Recently my FB application get blocked because of privacy policies where not well defined. I noticed IPS website is updated with this policies.

https://invisioncommunity.com/legal/privacy/

This is what FB is looking for and other login Auth as well:

1. What data you are Collecting,
2. How you are processing it,
3. Purposes for which you are Processing it,
4. Users may request Deletion of that data.
 
I think every client of yours will benefit with it. Just a suggestion. Thanks
Posted

Why not just get a custom privacy policy and have all that info included? That’s what I did. I forgot who I used but it cost me something like 60 dollars for three different forms privacy, terms and a disclaimer. There’s usually a questionnaire that you fill out stating what kind of data and other info that you collect. 

Posted
33 minutes ago, Greek76 said:

Why not just get a custom privacy policy and have all that info included?

If Facebook, Twitter, Google or whoever else updates their policy, then you are going to pay again to re-generate them, right? It would be a service with few efforts from IPS to update default language string. 😉 Policy is just a language string, nothing more.

Posted (edited)

The main issue is that a privacy policy isn’t a generic disclaimer. It must describe how a website ACTUALLY handles personal data. And that is not defined by IPS. It’s defined by how the owner acts in regards to personal data, which settings they chose in the ACP (e.g. regarding IP storage), which of the many possible 3rd-party services one uses (Google Analytics, Cloudflare, Zapier connections …), how the hosting company stores data and so on. None of that can be covered in a “standard privacy policy”. It’s all highly specific to a certain website. As a result, it’s probably better to not even have a standard privacy policy. It might do more harm than good by giving users the false impression it could be enough. 

And by the way: describing how personal data can be deleted is not a new issue nor a Facebook issue.
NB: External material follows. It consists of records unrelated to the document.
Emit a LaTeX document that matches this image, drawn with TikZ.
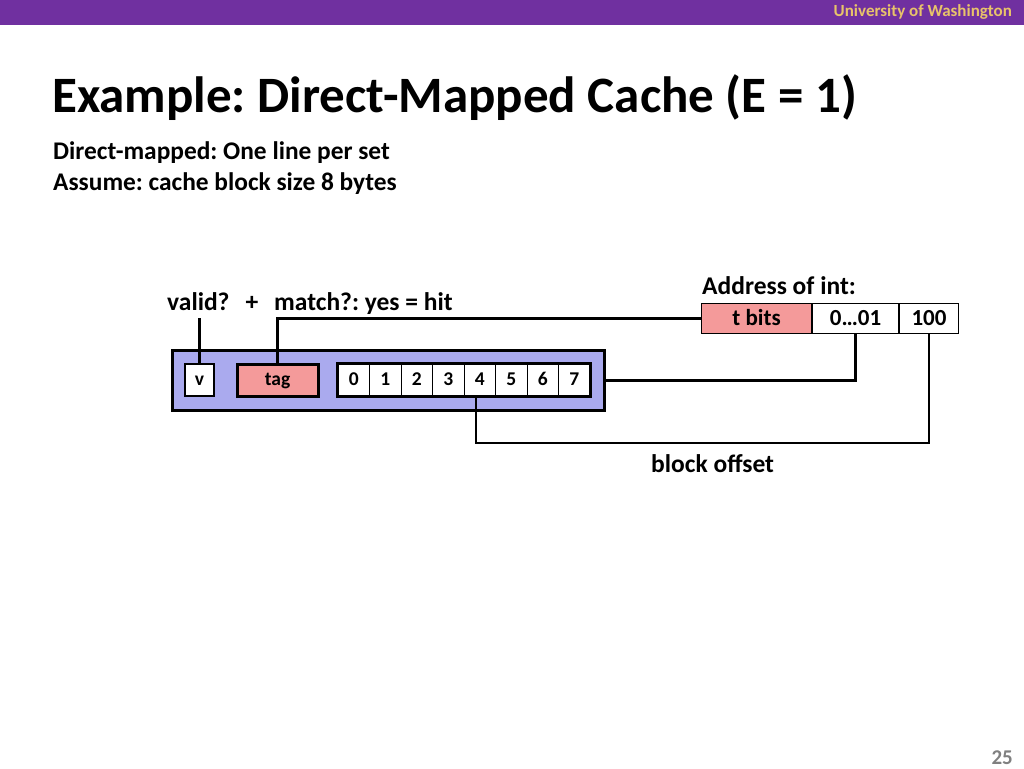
\documentclass[tikz,border=0pt]{standalone}
\usepackage{fontspec}
\setmainfont{Carlito}
\usetikzlibrary{positioning}
\frenchspacing
\definecolor{uwpurple}{RGB}{112,48,160}
\definecolor{uwgold}{RGB}{232,195,106}
\definecolor{lineblue}{RGB}{170,170,238}
\definecolor{tagred}{RGB}{244,154,154}
\tikzset{
  cell/.style={draw,line width=1pt,fill=white,minimum width=31.5pt,minimum height=32pt,inner sep=0pt,text height=13.6pt,text depth=2pt,font=\bfseries\fontsize{19.5}{22}\selectfont},
  field/.style={draw,line width=1pt,fill=white,minimum height=30pt,inner sep=0pt,text height=16pt,text depth=2.3pt,font=\bfseries\fontsize{23}{26}\selectfont},
  wire/.style={line width=2.5pt},
  label/.style={font=\bfseries\fontsize{25.5}{30}\selectfont,inner sep=0pt}
}
\begin{document}
\begin{tikzpicture}[x=1pt,y=-1pt]
  \useasboundingbox (0,0) rectangle (1024,768);
  % top bar
  \fill[uwpurple] (0,0) rectangle (1024,25);
  \node[anchor=base east,inner sep=0pt,text=uwgold,font=\bfseries\fontsize{17}{20}\selectfont] (uw) at (1012,17) {University of Washington};
  \node[anchor=base west,inner sep=0pt,font=\bfseries\fontsize{51}{60}\selectfont] (title) at (52,112) {Example: Direct-Mapped Cache (E = 1)};
  \node[anchor=base west,inner sep=0pt,font=\bfseries\fontsize{25.4}{30}\selectfont] (sub1) at (53,159) {Direct-mapped: One line per set};
  \node[anchor=base west,inner sep=0pt,font=\bfseries\fontsize{25.4}{30}\selectfont] (sub2) at (53,190) {Assume: cache block size 8 bytes};

  % the cache line
  \node[draw,line width=3pt,fill=lineblue,minimum width=432pt,minimum height=60pt,anchor=north west] (line) at (171,349) {};
  \node[cell,line width=2.5pt,minimum width=29pt] (v) at (199.5,380) {v};
  \node[cell,line width=3pt,fill=tagred,minimum width=81pt] (tag) at (277.5,380) {tag};
  \foreach \i in {0,...,7}
    \node[cell] (b\i) at (338+31.5*\i+15.75,380) {\i};
  \draw[line width=3pt] (b0.north west) rectangle (b7.south east);

  % address
  \node[label,anchor=base west] (addr) at (702,294) {Address of int:};
  \node[field,fill=tagred,minimum width=110pt,anchor=north west] (tbits) at (701,303) {t bits};
  \node[field,minimum width=86pt,right=0pt of tbits] (idx) {0\ldots01};
  \node[field,minimum width=59pt,right=0pt of idx] (off) {100};

  \node[label,anchor=base west] (hit) at (167,310) {valid?\hspace{16pt}+\hspace{16pt}match?: yes = hit};
  \node[label,anchor=base west] (boff) at (651,472) {block offset};

  % wires
  \draw[wire] (v.north) -- (199.5,318);
  \draw[wire] (tag.north) |- (tbits.west);
  \draw[wire] (idx.south) |- (line.east);
  \draw[wire] (off.south) |- ([xshift=-4pt]b4.south |- 0,443) -- ([xshift=-4pt]b4.south);

  \node[anchor=base east,inner sep=0pt,text=gray,font=\bfseries\fontsize{21}{24}\selectfont] (page) at (1013,764) {25};
\end{tikzpicture}
\end{document}
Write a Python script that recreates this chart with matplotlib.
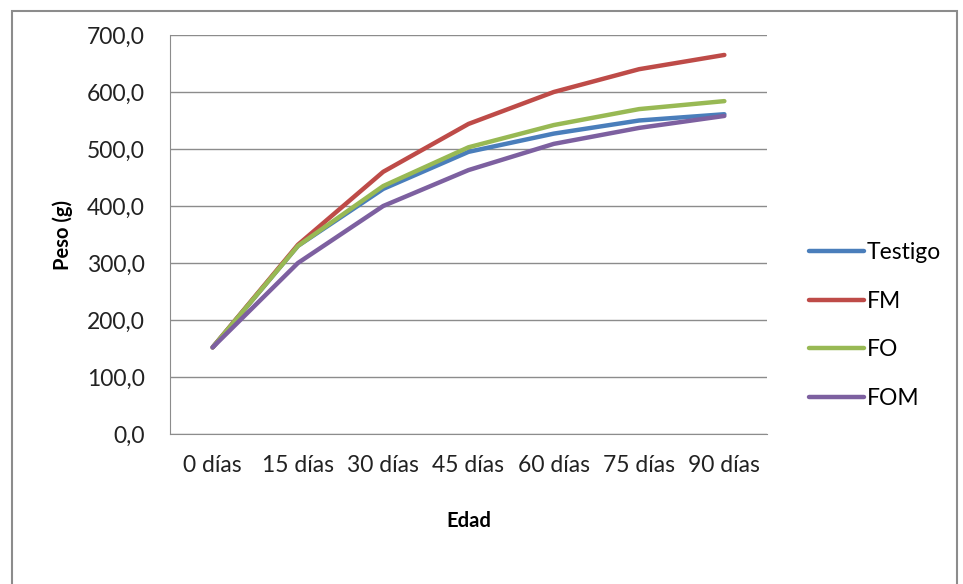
import matplotlib.pyplot as plt
from matplotlib.patches import Rectangle

plt.rcParams['font.family'] = ['Lato', 'DejaVu Sans']

# data
#---------------------------------------------------------------------------
edad = ['0 días', '15 días', '30 días', '45 días', '60 días', '75 días', '90 días']
testigo = [152, 330, 430, 495, 527, 550, 561]
fm = [152, 332, 460, 544, 600, 640, 665]
fo = [152, 330, 435, 503, 542, 570, 584]
fom = [152, 300, 400, 463, 509, 537, 558]

series = [('Testigo', testigo, '#4a7ebb'),
          ('FM', fm, '#be4b48'),
          ('FO', fo, '#98b954'),
          ('FOM', fom, '#7d60a0')]

yticks = list(range(0, 701, 100))


#plot
#---------------------------------------------------------------------------
fig = plt.figure(figsize=(9.63, 5.84), dpi=100)
ax = fig.add_axes([170/963, 1-434/584, 597/963, 399/584])

x = list(range(len(edad)))
for name, vals, col in series:
    ax.plot(x, vals, color=col, lw=3.2, label=name, solid_capstyle='round')

ax.set_xlim(-0.5, len(edad) - 0.5)
ax.set_ylim(0, 700)
ax.set_yticks(yticks)
ax.set_yticklabels(['%d,0' % v for v in yticks], fontsize=16.5)
ax.set_xticks(x)
ax.set_xticklabels(edad, fontsize=16.5)
ax.tick_params(length=0, colors='#222222')
ax.tick_params(axis='x', pad=15)
ax.tick_params(axis='y', pad=18)
ax.grid(axis='y', color='#8c8c8c', lw=1)
ax.set_axisbelow(True)
for s in ['top', 'right']:
    ax.spines[s].set_visible(False)
for s in ['left', 'bottom']:
    ax.spines[s].set_color('#8c8c8c')

ax.set_ylabel('Peso (g)', fontsize=14.5, fontweight='bold', labelpad=10)
ax.set_xlabel('Edad', fontsize=14.5, fontweight='bold', labelpad=25)

leg = ax.legend(loc='center left', bbox_to_anchor=(1.035, 0.272), frameon=False,
                fontsize=16.5, handlelength=2.4, handletextpad=0.15,
                labelspacing=1.2)

# chart border
fig.patches.append(Rectangle((12/963, -0.05), 945/963, 1.05 - 11/584,
                             transform=fig.transFigure, fill=False,
                             ec='#8c8c8c', lw=1.5))

plt.savefig('out.png', dpi=100)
With GDPR it has been required for years. 

Edited by opentype
Posted
34 minutes ago, opentype said:

And by the way: describing how personal data can be deleted is not a new issue nor a Facebook issue. With GDPR it has been required for years. 

May be. However, my apps have been blocked all at once some months ago (not years😄). Adding data deletion part has resolved the issue.

38 minutes ago, opentype said:

It must describe how a website ACTUALLY handles personal data. And that is not defined by IPS. It’s defined by how the owner acts in regards to personal data, which settings they chose in the ACP (e.g. regarding IP storage), which of the many possible 3rd-party services one uses (Google Analytics, Cloudflare, Zapier connections …), how the hosting company stores data and so on.

Hundreds of services are out there offering you "the best policy", just after clicking some buttons and after paying some bucks. They all have the same issue, you've described above. They do not know what settings I have made in my IPS and 3rd-party integrations.

The most save solution would be to take an attorney to write it down for your community. But attorney is not included in IPS license, not even in IPS Cloud. 😁

Honestly, the suggestion @AlexJ made would just a small service from IPS (adding some lines to the default policy). This would prevent new customers from mass blocking their apps, just because these lines are not there. This is not a substitution for professional made policies.